La règlementation concernant les documents exigés des étrangers non communautaires pour entrer à Saint-Barthélemy est en passe d’être modifiée par les ministères de l’Intérieur et des Affaires étrangères. Un projet qui contrarie la Collectivité.
Le conseil exécutif vient de donner un avis «très défavorable » à un projet de modification des règles d’entrée sur les territoires de Saint-Martin et Saint-Barthélemy, régies par un arrêté datant du 18 avril 2012, que les ministères de l’Intérieur et des Affaires étrangères projettent de modifier par un nouvel arrêté.
Tous les changements envisagés concernent uniquement les visas de court séjour, c’est à dire valables pour une durée de moins de trois mois.
Première chose, l’obligation de détenir un visa serait levée pour les ressortissants de certains pays, dont le gouvernement pense qu’ils ne représentent plus un risque migratoire. Cette liste est régulièrement mise à jour, au vu des contextes internationaux. C’est donc une mesure nationale, qui s’appliquerait aussi à Saint-Barth et Saint-Martin. Ainsi, si la Collectivité salue la volonté de rétablir l’obligation de visa pour les Vénézuéliens et les Albanais, elle regrette que le projet prévoie de lever cette obligation pour les Péruviens, Ukrainiens et les Colombiens, « alors que ces pays, principalement la Colombie, peuvent représenter un risque migratoire à Saint-Barthélemy », stipule-t-elle dans sa délibération.
Visa Schengen
Le projet comporte aussi la disparition des visas “Saint-Martin” et “Saint-Barthélemy” au profit d’un visa unique DFA, pour départements français d’Amérique, qui regrouperait la Guadeloupe, la Martinique et les îles du Nord. Le gouvernement y voit une simplification administrative pour les consulats comme pour les voyageurs.

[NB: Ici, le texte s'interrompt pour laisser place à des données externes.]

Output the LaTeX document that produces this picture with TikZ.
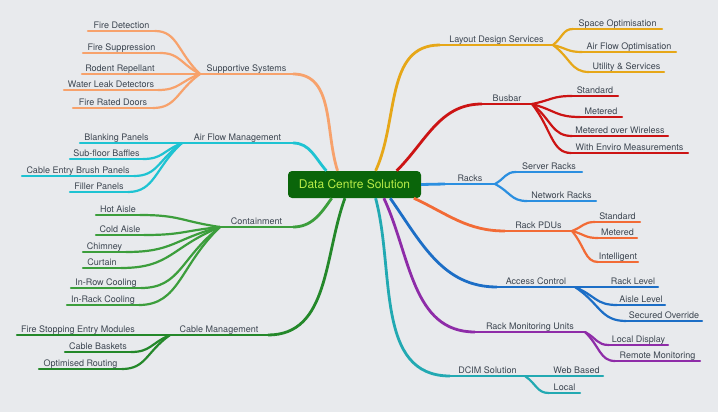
\documentclass[tikz,border=0pt]{standalone}
\usepackage{fontspec}
\setmainfont{TeX Gyre Heros}
\usetikzlibrary{calc}
\definecolor{paper}{HTML}{E8EAED}
\definecolor{ink}{HTML}{3D4651}
\definecolor{hubfill}{HTML}{0A650A}
\definecolor{hubtext}{HTML}{B8EC48}
\definecolor{supp}{HTML}{F7A26C}
\definecolor{airf}{HTML}{1EC3D2}
\definecolor{cont}{HTML}{3C9E3C}
\definecolor{cabl}{HTML}{24882A}
\definecolor{layo}{HTML}{E6A718}
\definecolor{busb}{HTML}{CC1414}
\definecolor{rack}{HTML}{2B8FE0}
\definecolor{pdus}{HTML}{F26B36}
\definecolor{acce}{HTML}{1C6EC6}
\definecolor{moni}{HTML}{8E2CA8}
\definecolor{dcim}{HTML}{22A9B2}
\newcommand{\lbl}{\fontsize{9}{11}\selectfont}
\newcommand{\hubf}{\fontsize{12}{14}\selectfont}

\begin{document}
\begin{tikzpicture}[x=1pt,y=-1pt,font=\lbl,line cap=round,
  tag/.style={anchor=south west,inner xsep=0pt,inner ysep=0.6pt,outer sep=0pt,text=ink,
    text height=7pt,text depth=2pt,
    append after command={(\tikzlastnode.south west) edge[line width=#1] (\tikzlastnode.south east)}},
  tag/.default=2.2pt,
  hub/.style={fill=hubfill,text=hubtext,font=\hubf,rounded corners=4pt,minimum width=133pt,minimum height=27pt,inner sep=0pt},
  bough/.style={line width=2.8pt,line cap=butt},
  twig/.style={line width=2.2pt,to path={.. controls ($(\tikztostart)!.5!(\tikztotarget)$) and ($(\tikztotarget)!.5!(\tikztostart |- \tikztotarget)$) .. (\tikztotarget)}}]
\fill[paper] (0,0) rectangle (718,412);
\useasboundingbox (0,0) rectangle (718,412);
\node[hub] (hub) at (354.5,184.5) {Data Centre Solution};

\begin{scope}[color=supp]
\node[tag=2.8pt,minimum width=93] (sup) at (200,74) {Supportive Systems};
\node[tag,minimum width=67] (fdet) at (88,31) {Fire Detection};
\node[tag,minimum width=77] (fsup) at (83,53) {Fire Suppression};
\node[tag,minimum width=76] (rode) at (82,74) {Rodent Repellant};
\node[tag,minimum width=94] (wled) at (64,90) {Water Leak Detectors};
\node[tag,minimum width=80] (frdo) at (73,108) {Fire Rated Doors};
\draw[bough] (hub.141) to[out=108,in=0] (sup.south east);
\foreach \n in {fdet,fsup,rode,wled,frdo} \draw[twig] (sup.south west) to (\n.south east);
\end{scope}

\begin{scope}[color=airf]
\node[tag=2.8pt,minimum width=111] (afm) at (182,143) {Air Flow Management};
\node[tag,minimum width=73] (blnk) at (80,143) {Blanking Panels};
\node[tag,minimum width=73] (sfb) at (70,159) {Sub-floor Baffles};
\node[tag,minimum width=112] (cebp) at (22,176) {Cable Entry Brush Panels};
\node[tag,minimum width=58] (fill) at (70,192) {Filler Panels};
\draw[bough] (hub.154) to[out=132,in=0] (afm.south east);
\foreach \n in {blnk,sfb,cebp,fill} \draw[twig] (afm.south west) to (\n.south east);
\end{scope}

\begin{scope}[color=cont]
\node[tag=2.8pt,minimum width=73] (cnt) at (220,227) {Containment};
\node[tag,minimum width=44] (hot) at (96,215) {Hot Aisle};
\node[tag,minimum width=48] (cold) at (96,235) {Cold Aisle};
\node[tag,minimum width=43] (chim) at (83,252) {Chimney};
\node[tag,minimum width=38] (curt) at (83,268) {Curtain};
\node[tag,minimum width=70] (inrow) at (71,288) {In-Row Cooling};
\node[tag,minimum width=72] (inrack) at (67,305) {In-Rack Cooling};
\draw[bough] (hub.211) to[out=235,in=0] (cnt.south east);
\foreach \n in {hot,cold,chim,curt,inrow,inrack} \draw[twig] (cnt.south west) to (\n.south east);
\end{scope}

\begin{scope}[color=cabl]
\node[tag=2.8pt,minimum width=98] (cbm) at (170,335) {Cable Management};
\node[tag,minimum width=122] (fsem) at (17,335) {Fire Stopping Entry Modules};
\node[tag,minimum width=66] (cbsk) at (65,352) {Cable Baskets};
\node[tag,minimum width=83] (optr) at (39,369) {Optimised Routing};
\draw[bough] (hub.235) to[out=250,in=0] (cbm.south east);
\foreach \n in {fsem,cbsk,optr} \draw[twig] (cbm.south west) to (\n.south east);
\end{scope}

\begin{scope}[color=layo]
\node[tag=2.8pt,minimum width=113] (lds) at (440,45) {Layout Design Services};
\node[tag,minimum width=89] (spo) at (573,29) {Space Optimisation};
\node[tag,minimum width=94] (afo) at (582,52) {Air Flow Optimisation};
\node[tag,minimum width=75] (uts) at (589,72) {Utility \& Services};
\draw[bough] (hub.33) to[out=65,in=180] (lds.south west);
\foreach \n in {spo,afo,uts} \draw[twig] (lds.south east) to (\n.south west);
\end{scope}

\begin{scope}[color=busb]
\node[tag=2.8pt,minimum width=50] (bus) at (482,104) {Busbar};
\node[tag,minimum width=46] (bstd) at (572,96) {Standard};
\node[tag,minimum width=42] (bmet) at (580,117) {Metered};
\node[tag,minimum width=96] (bmow) at (572,136) {Metered over Wireless};
\node[tag,minimum width=117] (bwem) at (571,153) {With Enviro Measurements};
\draw[bough] (hub.18) to[out=45,in=180] (bus.south west);
\foreach \n in {bstd,bmet,bmow,bwem} \draw[twig] (bus.south east) to (\n.south west);
\end{scope}

\begin{scope}[color=rack]
\node[tag=2.8pt,minimum width=50] (rck) at (445,184) {Racks};
\node[tag,minimum width=66] (srvr) at (516,172) {Server Racks};
\node[tag,minimum width=69] (netr) at (527,201) {Network Racks};
\draw[bough] (hub.east) -- (rck.south west);
\foreach \n in {srvr,netr} \draw[twig] (rck.south east) to (\n.south west);
\end{scope}

\begin{scope}[color=pdus]
\node[tag=2.8pt,minimum width=67] (pdu) at (505,231) {Rack PDUs};
\node[tag,minimum width=45] (pstd) at (595,222) {Standard};
\node[tag,minimum width=39] (pmet) at (598,238) {Metered};
\node[tag,minimum width=40] (pint) at (598,262) {Intelligent};
\draw[bough] (hub.-13) to[out=-25,in=180] (pdu.south west);
\foreach \n in {pstd,pmet,pint} \draw[twig] (pdu.south east) to (\n.south west);
\end{scope}

\begin{scope}[color=acce]
\node[tag=2.8pt,minimum width=78] (acc) at (497,287) {Access Control};
\node[tag,minimum width=50] (rlvl) at (608,287) {Rack Level};
\node[tag,minimum width=48] (alvl) at (617,305) {Aisle Level};
\node[tag,minimum width=76] (sovr) at (626,321) {Secured Override};
\draw[bough] (hub.-21) to[out=-55,in=180] (acc.south west);
\foreach \n in {rlvl,alvl,sovr} \draw[twig] (acc.south east) to (\n.south west);
\end{scope}

\begin{scope}[color=moni]
\node[tag=2.8pt,minimum width=110] (rmu) at (475,332) {Rack Monitoring Units};
\node[tag,minimum width=59] (ldsp) at (609,345) {Local Display};
\node[tag,minimum width=85] (rmon) at (615,361) {Remote Monitoring};
\draw[bough] (hub.-25) to[out=-65,in=180] (rmu.south west);
\foreach \n in {ldsp,rmon} \draw[twig] (rmu.south east) to (\n.south west);
\end{scope}

\begin{scope}[color=dcim]
\node[tag=2.8pt,minimum width=75] (dci) at (450,376) {DCIM Solution};
\node[tag,minimum width=53] (webb) at (550,376) {Web Based};
\node[tag,minimum width=31] (locl) at (549,393) {Local};
\draw[bough] (hub.-33) to[out=-75,in=180] (dci.south west);
\foreach \n in {webb,locl} \draw[twig] (dci.south east) to (\n.south west);
\end{scope}
\end{tikzpicture}
\end{document}
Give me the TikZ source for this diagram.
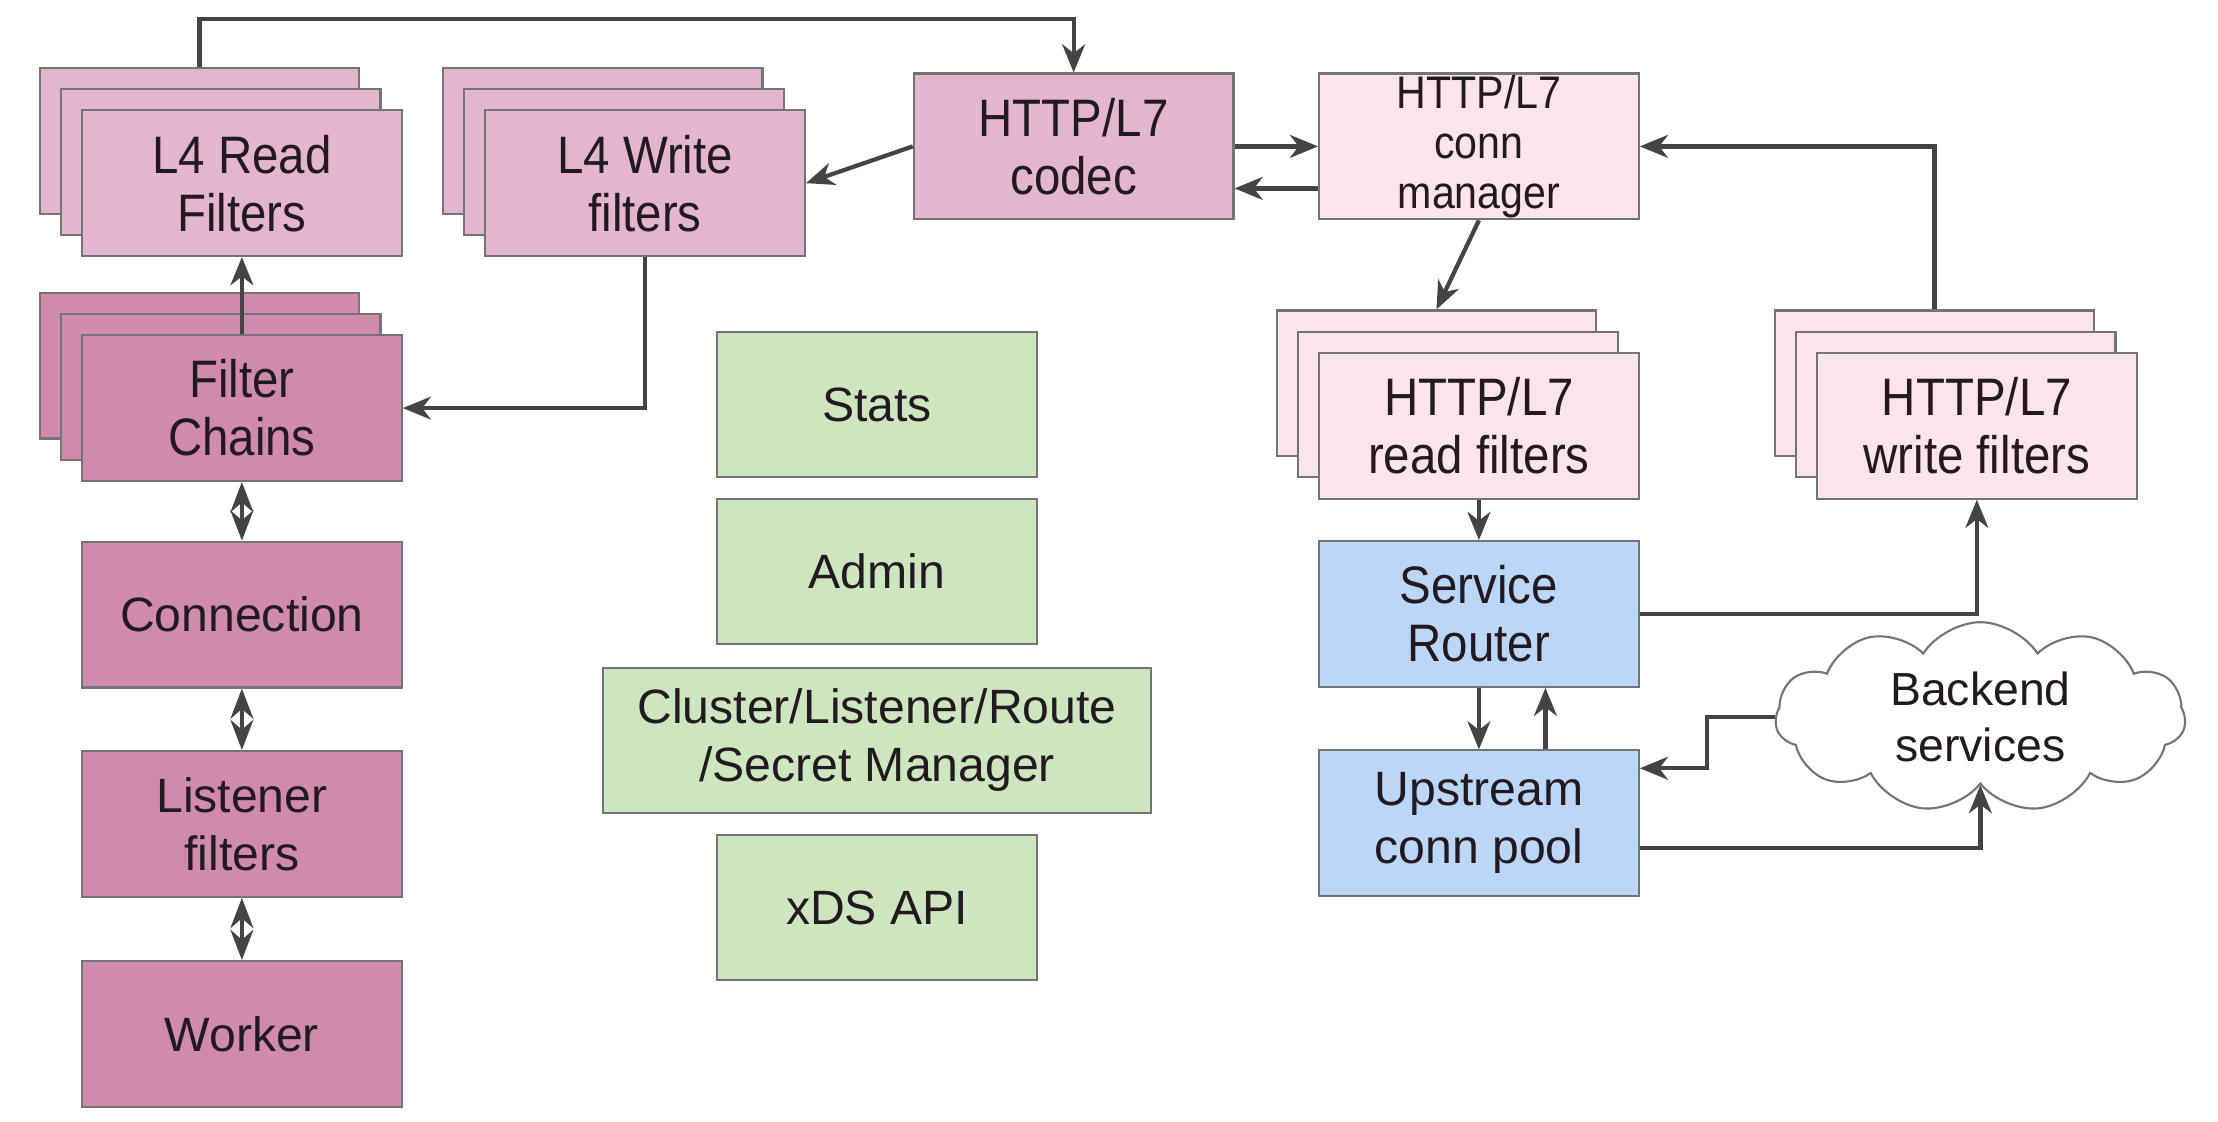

De plus, les titulaires d’un visa délivré par l’un des vingt-six pays de l’espace Schengen pourront, tant que le document est en cours de validité, entrer à Saint-Barthélemy sans formuler de nouvelle demande de visa à la France. Cette disposition ne serait bien sûr pas ouverte à toutes les nationalités, seulement quelques-unes, dont la Chine, la Russie, l’Inde ou la Thaïlande. Exemple : un Chinois qui aurait obtenu un visa court séjour en Islande, membre de l’espace Schengen, pourra entrer à Saint-Barthélemy sur la durée de son visa (90 jours).
Pour le conseil exécutif, «ces propositions tendent globalement à assouplir les conditions d’entrée à Saint-Barthélemy, dans un contexte de forte tension sur le marché du travail de l’île, et ne plus prendre en considération les particularités géographiques, économiques et institutionnelles de Saint-Barthélemy ».
L’assemblée a profité de la délibération pour réitérer deux demandes à l’Etat. D’abord, la Collectivité souhaiterait instaurer la possibilité de délivrer un visa directement à la frontière, «lorsque l’intérêt économique ou culturel de l’île est établi. » Mettons qu’un riche homme d’affaires koweïtien ait été mal informé sur la nécessité de posséder un visa court séjour pour venir à Saint-Barth ; il serait dommage que l’homme doive annuler sa venue faute d’un délai suffisant pour obtenir le sésame administratif. Chaque année, la situation se produit « quelques dizaines de fois », note le conseil exécutif. En général l’entrée sur le territoire finit par être acceptée, le dossier traité en urgence par les services de l’Etat, mais la Com préfèrerait pouvoir gérer le problème à sa frontière, de façon plus souple.
Pour finir, le conseil exécutif a dénoncé une « atteinte grave au plein exercice de la compétence de la Collectivité en matière de travail des étrangers » de la part de l’Etat. En effet, contrairement au reste de la France, à Saint-Barth, c’est la Com qui délivre les autorisations de travail aux étrangers non-communautaires. La préfecture, elle, se charge des titres de séjour uniquement. Sur ces derniers, pourtant, la mention “Autorise le travail à Saint-Barthélemy” est toujours inscrite, ce qui crée une confusion certaine.
Selon la préfecture des Iles du Nord, actuellement, 500 étrangers non-communautaires vivent à Saint-Barthélemy, majoritairement des femmes de 40 ou 50 ans, venues d’Haïti ou de République Dominicaine, et employées dans les hôtels comme femmes de chambre ou lingères. Aucun étranger en situation irrégulière n’est recensé sur l’île.